World Patient Safety Day — 17 September 2022
Safe medication practices vital to ensure safety and wellbeing of older people
The Aged Care Commissioner is calling for patients, families, whānau, caregivers, communities, healthcare workers, and providers to show their commitment to safe medication practices for older people.
Carolyn Cooper is making this call in support of the World Health Organization (WHO) World Patient Safety Day (WPSD) on 17 September, created to inspire countries to prioritise patient safety in their healthcare systems.
Ms Cooper says the theme for this year is medication safety.
“Older people are significant users of high-risk medications. They are particularly vulnerable in situations where the transfer of important information relating to medication is undertaken, and this is vital to ensure continuity and quality of their care as they transition through the health system.
“Medications are widely used interventions in health care, and by highlighting medication safety in this year’s theme we highlight the importance of medication management systems.
“Many medications have associated risks that need to be managed and mitigated with good medication management policy and staff training (education and awareness, and competence to administer and monitor), supported by best practice medication management systems,” says Ms Cooper.
The World Health Organization’s call for action to KNOW, CHECK, and ASK to ensure medication safety is simple. Before giving medication, healthcare workers and providers should KNOW the medication, CHECK for the right patient, medicine, route, dose, and time, and ASK the patient if they understand.
The Ngā Paerewa Health and Disability Services Standard provides the foundation for describing best practice and fostering continuous improvement in the quality of health and disability services. It sets out the rights of people and details responsibilities of service providers for safe outcomes, including ensuring people receive medicine in a safe and timely manner that complies with current legislative requirements and safe practice guidelines.

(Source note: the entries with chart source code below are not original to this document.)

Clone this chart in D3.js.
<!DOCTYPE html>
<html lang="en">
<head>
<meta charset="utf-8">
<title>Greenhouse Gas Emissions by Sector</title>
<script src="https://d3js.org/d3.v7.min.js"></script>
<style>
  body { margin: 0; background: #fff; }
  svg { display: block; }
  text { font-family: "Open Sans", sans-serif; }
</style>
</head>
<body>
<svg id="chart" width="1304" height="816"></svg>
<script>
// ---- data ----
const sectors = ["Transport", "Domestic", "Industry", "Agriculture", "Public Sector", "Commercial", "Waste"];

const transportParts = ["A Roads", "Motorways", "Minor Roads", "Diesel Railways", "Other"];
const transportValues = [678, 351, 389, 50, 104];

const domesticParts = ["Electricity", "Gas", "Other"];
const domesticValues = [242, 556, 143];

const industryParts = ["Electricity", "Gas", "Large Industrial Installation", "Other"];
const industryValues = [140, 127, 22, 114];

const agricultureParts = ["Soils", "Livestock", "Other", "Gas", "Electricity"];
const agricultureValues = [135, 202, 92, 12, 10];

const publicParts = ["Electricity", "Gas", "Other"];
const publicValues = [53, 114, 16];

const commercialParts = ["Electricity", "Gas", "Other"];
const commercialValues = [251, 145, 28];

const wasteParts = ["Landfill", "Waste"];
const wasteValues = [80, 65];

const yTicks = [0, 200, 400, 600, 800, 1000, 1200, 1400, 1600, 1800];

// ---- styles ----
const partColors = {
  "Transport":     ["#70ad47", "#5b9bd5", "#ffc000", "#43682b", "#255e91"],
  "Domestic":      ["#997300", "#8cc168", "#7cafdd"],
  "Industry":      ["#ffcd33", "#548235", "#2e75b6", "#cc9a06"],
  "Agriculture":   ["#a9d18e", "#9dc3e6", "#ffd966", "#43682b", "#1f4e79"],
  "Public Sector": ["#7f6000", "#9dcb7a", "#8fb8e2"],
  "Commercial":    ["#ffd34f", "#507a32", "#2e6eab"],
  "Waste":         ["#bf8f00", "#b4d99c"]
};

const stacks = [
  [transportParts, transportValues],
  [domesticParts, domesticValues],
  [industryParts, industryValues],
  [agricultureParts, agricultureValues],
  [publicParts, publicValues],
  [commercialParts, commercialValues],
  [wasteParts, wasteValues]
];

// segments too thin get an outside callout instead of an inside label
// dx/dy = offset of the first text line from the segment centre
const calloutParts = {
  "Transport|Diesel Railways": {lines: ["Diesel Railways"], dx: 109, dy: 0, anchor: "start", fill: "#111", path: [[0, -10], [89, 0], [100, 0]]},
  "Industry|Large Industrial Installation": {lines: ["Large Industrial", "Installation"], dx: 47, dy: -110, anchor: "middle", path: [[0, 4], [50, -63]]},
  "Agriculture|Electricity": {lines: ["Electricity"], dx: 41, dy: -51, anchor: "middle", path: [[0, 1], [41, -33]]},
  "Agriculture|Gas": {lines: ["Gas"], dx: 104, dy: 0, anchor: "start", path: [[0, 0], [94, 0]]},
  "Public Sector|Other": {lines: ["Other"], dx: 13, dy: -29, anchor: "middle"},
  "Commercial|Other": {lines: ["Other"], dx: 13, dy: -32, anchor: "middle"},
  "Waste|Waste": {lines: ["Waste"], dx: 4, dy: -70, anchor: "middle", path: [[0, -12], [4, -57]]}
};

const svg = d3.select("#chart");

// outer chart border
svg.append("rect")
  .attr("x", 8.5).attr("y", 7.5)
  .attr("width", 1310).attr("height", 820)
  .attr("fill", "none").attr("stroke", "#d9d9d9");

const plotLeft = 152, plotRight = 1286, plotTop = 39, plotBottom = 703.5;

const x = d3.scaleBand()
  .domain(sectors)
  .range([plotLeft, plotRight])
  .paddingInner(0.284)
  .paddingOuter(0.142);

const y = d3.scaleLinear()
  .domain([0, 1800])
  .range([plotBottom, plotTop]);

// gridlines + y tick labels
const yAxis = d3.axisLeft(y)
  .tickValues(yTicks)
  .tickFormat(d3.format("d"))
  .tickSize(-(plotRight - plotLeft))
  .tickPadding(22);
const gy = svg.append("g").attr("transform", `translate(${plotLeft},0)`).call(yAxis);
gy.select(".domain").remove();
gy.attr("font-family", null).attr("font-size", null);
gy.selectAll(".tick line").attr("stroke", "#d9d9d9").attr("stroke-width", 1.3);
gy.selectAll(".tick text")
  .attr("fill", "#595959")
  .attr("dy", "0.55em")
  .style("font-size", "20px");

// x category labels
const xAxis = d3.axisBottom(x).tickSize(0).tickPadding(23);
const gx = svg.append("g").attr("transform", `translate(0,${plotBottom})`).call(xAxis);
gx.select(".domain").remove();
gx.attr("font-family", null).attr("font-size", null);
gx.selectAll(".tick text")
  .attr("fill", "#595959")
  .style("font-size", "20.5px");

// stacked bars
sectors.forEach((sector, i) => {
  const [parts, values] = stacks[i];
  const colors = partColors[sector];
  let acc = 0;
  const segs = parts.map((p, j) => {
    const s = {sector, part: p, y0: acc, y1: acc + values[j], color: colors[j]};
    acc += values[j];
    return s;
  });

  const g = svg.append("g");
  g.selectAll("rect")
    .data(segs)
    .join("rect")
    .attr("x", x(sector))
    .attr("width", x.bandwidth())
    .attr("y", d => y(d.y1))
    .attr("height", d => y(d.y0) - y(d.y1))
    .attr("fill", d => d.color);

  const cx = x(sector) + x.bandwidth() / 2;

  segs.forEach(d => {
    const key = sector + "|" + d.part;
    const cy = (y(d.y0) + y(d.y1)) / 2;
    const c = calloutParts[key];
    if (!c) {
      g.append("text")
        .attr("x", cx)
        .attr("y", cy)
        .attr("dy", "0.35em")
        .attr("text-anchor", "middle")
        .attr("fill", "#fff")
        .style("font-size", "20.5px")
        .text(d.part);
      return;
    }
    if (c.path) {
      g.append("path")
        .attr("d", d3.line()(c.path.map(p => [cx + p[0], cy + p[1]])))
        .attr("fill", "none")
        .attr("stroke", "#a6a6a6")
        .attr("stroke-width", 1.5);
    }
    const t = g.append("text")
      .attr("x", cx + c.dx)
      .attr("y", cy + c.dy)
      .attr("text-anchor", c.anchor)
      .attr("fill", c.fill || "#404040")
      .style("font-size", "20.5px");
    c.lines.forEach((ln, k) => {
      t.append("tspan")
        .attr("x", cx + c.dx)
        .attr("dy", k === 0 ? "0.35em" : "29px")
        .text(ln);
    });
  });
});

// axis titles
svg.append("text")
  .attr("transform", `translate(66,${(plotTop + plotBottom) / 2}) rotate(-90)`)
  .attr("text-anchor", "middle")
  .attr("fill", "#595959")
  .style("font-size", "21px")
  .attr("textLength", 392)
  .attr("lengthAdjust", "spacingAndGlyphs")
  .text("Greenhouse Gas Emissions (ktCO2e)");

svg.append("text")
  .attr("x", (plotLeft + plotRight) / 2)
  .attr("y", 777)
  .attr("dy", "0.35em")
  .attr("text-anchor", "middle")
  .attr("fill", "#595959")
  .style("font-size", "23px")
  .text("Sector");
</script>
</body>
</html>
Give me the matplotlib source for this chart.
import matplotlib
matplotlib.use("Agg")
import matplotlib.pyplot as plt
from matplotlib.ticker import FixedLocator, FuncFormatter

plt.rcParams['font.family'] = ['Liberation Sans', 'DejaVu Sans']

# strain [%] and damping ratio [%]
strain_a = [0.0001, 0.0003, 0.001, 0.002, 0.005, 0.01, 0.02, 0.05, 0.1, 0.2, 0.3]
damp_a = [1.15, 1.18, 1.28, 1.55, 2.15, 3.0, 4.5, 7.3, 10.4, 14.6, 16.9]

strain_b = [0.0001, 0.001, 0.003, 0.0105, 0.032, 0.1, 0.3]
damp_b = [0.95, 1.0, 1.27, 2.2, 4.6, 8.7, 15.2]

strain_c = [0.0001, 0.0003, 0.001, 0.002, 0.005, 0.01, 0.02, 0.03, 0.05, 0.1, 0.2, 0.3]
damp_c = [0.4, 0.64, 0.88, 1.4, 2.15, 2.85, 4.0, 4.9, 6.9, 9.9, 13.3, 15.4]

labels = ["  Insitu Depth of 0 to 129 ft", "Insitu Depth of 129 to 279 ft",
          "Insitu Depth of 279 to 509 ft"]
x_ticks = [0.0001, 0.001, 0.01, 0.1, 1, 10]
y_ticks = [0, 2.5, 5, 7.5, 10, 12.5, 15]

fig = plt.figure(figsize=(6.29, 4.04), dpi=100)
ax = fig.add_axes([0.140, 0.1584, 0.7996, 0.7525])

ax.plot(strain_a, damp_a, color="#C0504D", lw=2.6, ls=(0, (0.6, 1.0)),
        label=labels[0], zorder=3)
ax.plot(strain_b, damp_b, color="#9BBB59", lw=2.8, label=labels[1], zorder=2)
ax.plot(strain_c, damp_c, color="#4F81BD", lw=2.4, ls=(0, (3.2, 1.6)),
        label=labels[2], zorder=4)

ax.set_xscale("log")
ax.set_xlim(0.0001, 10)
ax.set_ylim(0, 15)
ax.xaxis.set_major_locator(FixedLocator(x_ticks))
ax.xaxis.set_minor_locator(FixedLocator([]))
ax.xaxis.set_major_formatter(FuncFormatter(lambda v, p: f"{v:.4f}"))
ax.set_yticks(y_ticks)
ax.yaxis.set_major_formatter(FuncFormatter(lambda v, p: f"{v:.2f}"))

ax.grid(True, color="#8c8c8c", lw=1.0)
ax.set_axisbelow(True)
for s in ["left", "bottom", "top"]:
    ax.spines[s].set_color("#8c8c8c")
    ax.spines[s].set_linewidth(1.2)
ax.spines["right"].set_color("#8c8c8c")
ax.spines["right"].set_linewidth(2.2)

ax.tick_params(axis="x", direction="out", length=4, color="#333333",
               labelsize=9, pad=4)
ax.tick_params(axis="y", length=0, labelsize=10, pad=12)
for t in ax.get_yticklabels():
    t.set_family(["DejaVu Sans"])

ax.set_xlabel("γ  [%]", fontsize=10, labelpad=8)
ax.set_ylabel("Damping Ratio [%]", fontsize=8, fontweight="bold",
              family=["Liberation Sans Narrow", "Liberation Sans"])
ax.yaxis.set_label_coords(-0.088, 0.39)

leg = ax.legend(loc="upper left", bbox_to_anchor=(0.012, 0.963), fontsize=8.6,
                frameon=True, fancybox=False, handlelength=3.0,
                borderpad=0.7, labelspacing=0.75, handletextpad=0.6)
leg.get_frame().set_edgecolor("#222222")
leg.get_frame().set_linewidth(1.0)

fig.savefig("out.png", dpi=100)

Two recent decisions published by the Health and Disability Commissioner (see Editor’s notes for details) highlight the importance of accurate forward planning by providers when admitting older people, and vigilance about making sure older people get their medications in a timely way.
Ms Cooper says it is critically important that aged residential care facilities have appropriate systems in place to ensure nursing staff administer all medications correctly, and for medication errors to be identified and followed up quickly.
“Older people, especially those in an aged residential care setting, frequently present with multiple co-morbidities and complex health conditions. Often they are not in a position to advocate for themselves or alert others to issues of concern, and they are reliant on the health professionals responsible for their immediate safety and wellbeing,” says Ms Cooper.
Education and promotion of the rights of older people when they receive health and disability services, and of providers’ responsibilities, are integral to drive safety improvements and ensure safe and quality health care.
“I welcome the initiative by WHO to use World Patient Safety Day this year to promote awareness of the need for medication safety and promote safer medication use. I am asking us all in the health system to answer the call to action to KNOW, CHECK, and ASK,” says Ms Cooper.
The Aged Care Commissioner, Carolyn Cooper is available for interviews. Please call the HDC communications team on 027 432 6709 if you are interested in scheduling an interview.
Case studies on published HDC decisions
Appropriate systems for correct staff management of critically important medications vital for patient safety
Forward planning and vigilance in medication management vital to ensure continuity and quality of care of older people
See more information about WHO World Patient Safety Day here.
See more information about Ngā Paerewa Health and Disability Services Standard here.
- The Health and Disability Commissioner (HDC) promotes and protects the rights of people using health and disability services as set out in the Code of Health and Disability Services Consumers' Rights (the Code). This includes resolving complaints in a fair and timely way.
- The Code applies to all health and disability services in Aotearoa New Zealand.
- All people have the right to make informed decisions and give informed consent about their treatment, and to receive an appropriate standard of care that meets their needs and upholds their dignity and mana.
For more information about HDC – www.hdc.org.nz
About the Aged Care Commissioner
- The Aged Care Commissioner sits under the Health and Disability Commissioner as a Deputy Commissioner, with many of the Commissioner’s functions delegated to the role.
- While the role sits in HDC, it will complement the work of other agencies who provide a broader focus on the wellbeing of all older people, such as the Ministry of Health, HealthCERT, the Office for Seniors, the Human Rights Commission, the Retirement Commissioner, and the Ombudsman.
Aged Care Commissioner’s responsibilities
- Ensure older people, their friends and whānau have confidence in the quality and safety of health and disability services.
- Provide strategic oversight and leadership, and encourage cross-agency collaboration to promote systemic change and drive improvements across the entire health and disability sector and be a recognisable figure for investigating complaints.
- Ensure aged-care services are provided in a consistent and culturally appropriate way for all New Zealanders, particularly our Māori and Pacific communities.
- Report on emerging issues and thematic improvements in the aged-care sector and for older people using the health system.
- Advocate for better services on behalf of older people and their whānau.
- Support the Government’s commitment to Te Tiriti o Waitangi.